Editorial: Time for caution about fire in the forest

Published Jul 3, 2013 at 05:00AM

Don’t be fooled by the relatively low fire danger level in the Deschutes National Forest this morning. Each successive hot day raises that level a bit, and we’re in the midst of a string of scorchers.

In fact, according to the Weather Channel, which provides the Deschutes National Forest with a Central Oregon Extensive Rec Management Area forecast, hot weather across the region is likely for most of the next 10 days. During that time forest users can expect to see grass and underbrush dry out and the danger of fire — caused by man, as 90 percent of wildland fires are, or by nature — to rise.

For now there are no extra restrictions on travel and the use of fire in the forest except in the area of last fall’s Pole Creek Fire. Campfires are allowed, though that could change as the forests dry out. Fireworks, by the way, are never legal in the national forest.

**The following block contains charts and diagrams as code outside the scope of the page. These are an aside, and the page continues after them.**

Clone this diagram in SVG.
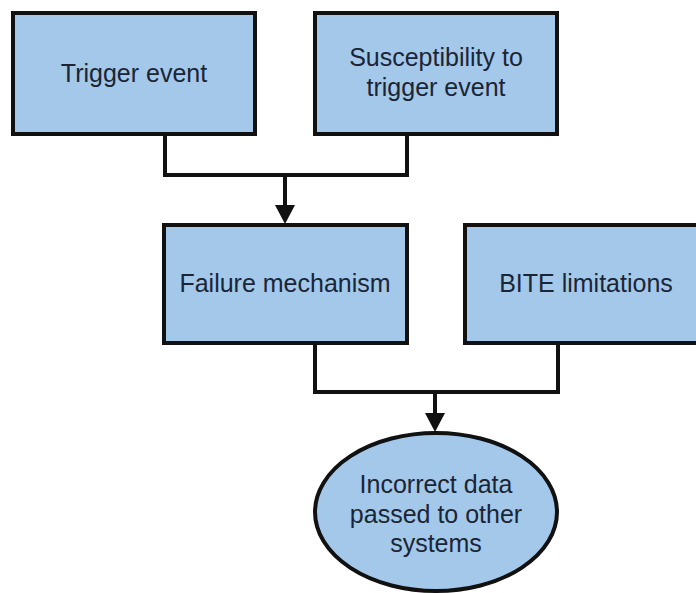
<svg xmlns="http://www.w3.org/2000/svg" width="696" height="593" viewBox="0 0 696 593">
<style>
.box{fill:#a3c8ea;stroke:#111;stroke-width:4}
.lbl{font-family:"Liberation Sans",Arial,sans-serif;font-size:25px;fill:#1b2535;text-anchor:middle}
.wire{fill:none;stroke:#111;stroke-width:4}
.head{fill:#111}
</style>
<rect width="696" height="593" fill="#ffffff"/>
<g id="connectors">
<polyline class="wire" points="165,134 165,175 407,175 407,134"/>
<line class="wire" x1="285" y1="175" x2="285" y2="208"/>
<polygon class="head" points="275,205 295,205 285,224"/>
<polyline class="wire" points="315,343 315,392 558,392 558,343"/>
<line class="wire" x1="435" y1="392" x2="435" y2="416"/>
<polygon class="head" points="425,413 445,413 435,432"/>
</g>
<g id="trigger">
<rect class="box" x="13" y="13" width="242" height="121"/>
<text class="lbl" x="134" y="82">Trigger event</text>
</g>
<g id="susceptibility">
<rect class="box" x="315" y="13" width="242" height="121"/>
<text class="lbl" x="436" y="66">Susceptibility to</text>
<text class="lbl" x="436" y="96">trigger event</text>
</g>
<g id="failure">
<rect class="box" x="164" y="225" width="243" height="118"/>
<text class="lbl" x="285" y="292">Failure mechanism</text>
</g>
<g id="bite">
<rect class="box" x="465" y="225" width="243" height="118"/>
<text class="lbl" x="586" y="292">BITE limitations</text>
</g>
<g id="incorrect">
<ellipse class="box" cx="436" cy="512" rx="121" ry="79"/>
<text class="lbl" x="436" y="493">Incorrect data</text>
<text class="lbl" x="436" y="523">passed to other</text>
<text class="lbl" x="436" y="552">systems</text>
</g>
</svg>
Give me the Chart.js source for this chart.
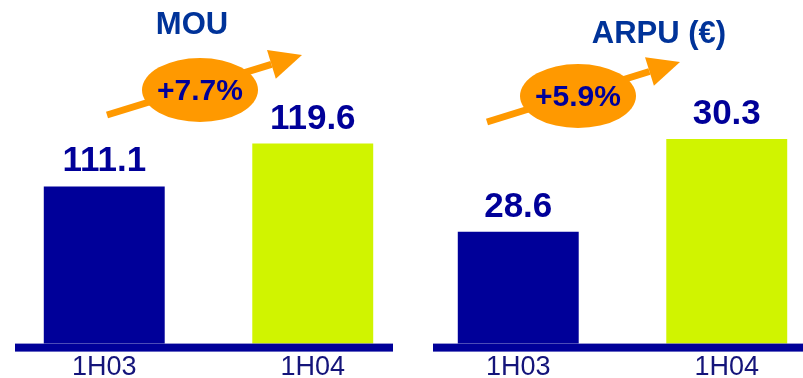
<!DOCTYPE html>
<html>
<head>
<meta charset="utf-8">
<script src="https://cdn.jsdelivr.net/npm/chart.js@4"></script>
<style>
  html, body { margin: 0; padding: 0; background: #fff; overflow: hidden; }
  #wrap { position: relative; width: 803px; height: 378px; overflow: hidden; }
  canvas { position: absolute; top: 0; }
  #mouChart { left: 0; }
  #arpuChart { left: 414px; }
</style>
</head>
<body>
<div id="wrap">
  <canvas id="mouChart" width="417" height="392"></canvas>
  <canvas id="arpuChart" width="417" height="392"></canvas>
</div>
<script>
// ─── DATA ──────────────────────────────────
const periods    = ['1H03', '1H04'];
const mouValues  = [111.1, 119.6];
const arpuValues = [28.6, 30.3];
const mouGrowth  = '+7.7%';
const arpuGrowth = '+5.9%';

const NAVY   = '#000099';
const LIME   = '#D0F400';
const ORANGE = '#FF9900';
const TITLE  = '#003399';

// titles, growth badges, value labels and the thick baseline
const decorPlugin = {
  id: 'decor',
  afterDatasetsDraw(chart, args, opts) {
    const ctx = chart.ctx;
    const area = chart.chartArea;
    ctx.save();

    // baseline
    ctx.fillStyle = NAVY;
    ctx.fillRect(area.left + opts.lineFrom, area.bottom, opts.lineTo - opts.lineFrom, 8);

    // value labels above bars
    ctx.font = 'bold 35px "Liberation Sans", Arial, sans-serif';
    ctx.textAlign = 'center';
    ctx.textBaseline = 'alphabetic';
    ctx.fillStyle = NAVY;
    const meta = chart.getDatasetMeta(0);
    meta.data.forEach((bar, i) => {
      ctx.fillText(String(chart.data.datasets[0].data[i]), bar.x, bar.y - 15);
    });

    // title
    ctx.font = 'bold 31px "Liberation Sans", Arial, sans-serif';
    ctx.fillStyle = TITLE;
    ctx.fillText(opts.title, opts.titleX, opts.titleY);

    // arrow
    const a = opts.arrow;
    const dx = a.x2 - a.x1, dy = a.y2 - a.y1;
    const len = Math.hypot(dx, dy);
    const ux = dx / len, uy = dy / len;
    const bx = a.x2 - ux * 32, by = a.y2 - uy * 32;
    ctx.strokeStyle = ORANGE;
    ctx.lineWidth = 7;
    ctx.beginPath();
    ctx.moveTo(a.x1, a.y1);
    ctx.lineTo(bx, by);
    ctx.stroke();
    ctx.fillStyle = ORANGE;
    ctx.beginPath();
    ctx.moveTo(a.x2, a.y2);
    ctx.lineTo(bx - uy * 15, by + ux * 15);
    ctx.lineTo(bx + uy * 15, by - ux * 15);
    ctx.closePath();
    ctx.fill();

    // growth badge
    const b = opts.badge;
    ctx.beginPath();
    ctx.ellipse(b.x, b.y, 58, 32, 0, 0, Math.PI * 2);
    ctx.fill();
    ctx.font = 'bold 30px "Liberation Sans", Arial, sans-serif';
    ctx.fillStyle = NAVY;
    ctx.textBaseline = 'middle';
    ctx.fillText(opts.growth, b.x, b.y + 2);

    ctx.restore();
  }
};

function buildPanel(canvasId, values, yMin, yMax, decor) {
  return new Chart(document.getElementById(canvasId), {
    type: 'bar',
    data: {
      labels: periods,
      datasets: [{
        data: values,
        backgroundColor: [NAVY, LIME],
        borderWidth: 0,
        categoryPercentage: 1,
        barPercentage: 0.58,
      }]
    },
    options: {
      responsive: false,
      animation: false,
      layout: { padding: 0 },
      plugins: {
        legend: { display: false },
        tooltip: { enabled: false },
        decor,
      },
      scales: {
        x: {
          grid: { display: false, drawTicks: false },
          border: { display: false },
          ticks: {
            color: '#14147a',
            padding: 8,
            font: { family: '"Liberation Sans", Arial, sans-serif', size: 27 },
          },
        },
        y: { display: false, min: yMin, max: yMax },
      }
    },
    plugins: [decorPlugin]
  });
}

buildPanel('mouChart', mouValues, 80, 148, {
  lineFrom: 15, lineTo: 393,
  title: 'MOU', titleX: 192, titleY: 34,
  arrow: { x1: 107, y1: 115, x2: 302, y2: 55 },
  badge: { x: 200, y: 90 },
  growth: mouGrowth,
});

buildPanel('arpuChart', arpuValues, 26.55, 32.85, {
  lineFrom: 19, lineTo: 417,
  title: 'ARPU (€)', titleX: 245, titleY: 43,
  arrow: { x1: 73, y1: 122, x2: 266, y2: 62 },
  badge: { x: 164, y: 96 },
  growth: arpuGrowth,
});
</script>
</body>
</html>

Vehicles, too, are legal, even on so-called “two track” roads, those unpaved, unmaintained roads that frequently have grass growing down the middle. Unfortunately, vehicles can ignite that grass, and as hot, dry weather continues, the danger of them doing so rises.

One need only follow the news of the Yarnell Hill Fire in Arizona to understand the necessity for care. That fire, which began Friday, was burning 1,300 acres by Sunday and had ballooned to about than 8,400 acres Tuesday morning. As many as 250 homes in the area have burned.

Nineteen members of the Granite Mountain Hotshot Crew died in the blaze. The last major loss of life among firefighters came 19 years ago this week, when on July 6, 1994, nine Hotshots out of Prineville were among the 15 men killed in Colorado’s Storm King Mountain Fire.

The Arizona tragedy should serve as a reminder to be extra careful in the forest. Hot weather and low humidity makes fires all too easy to start, and the results, even when no lives are lost, can be disastrous.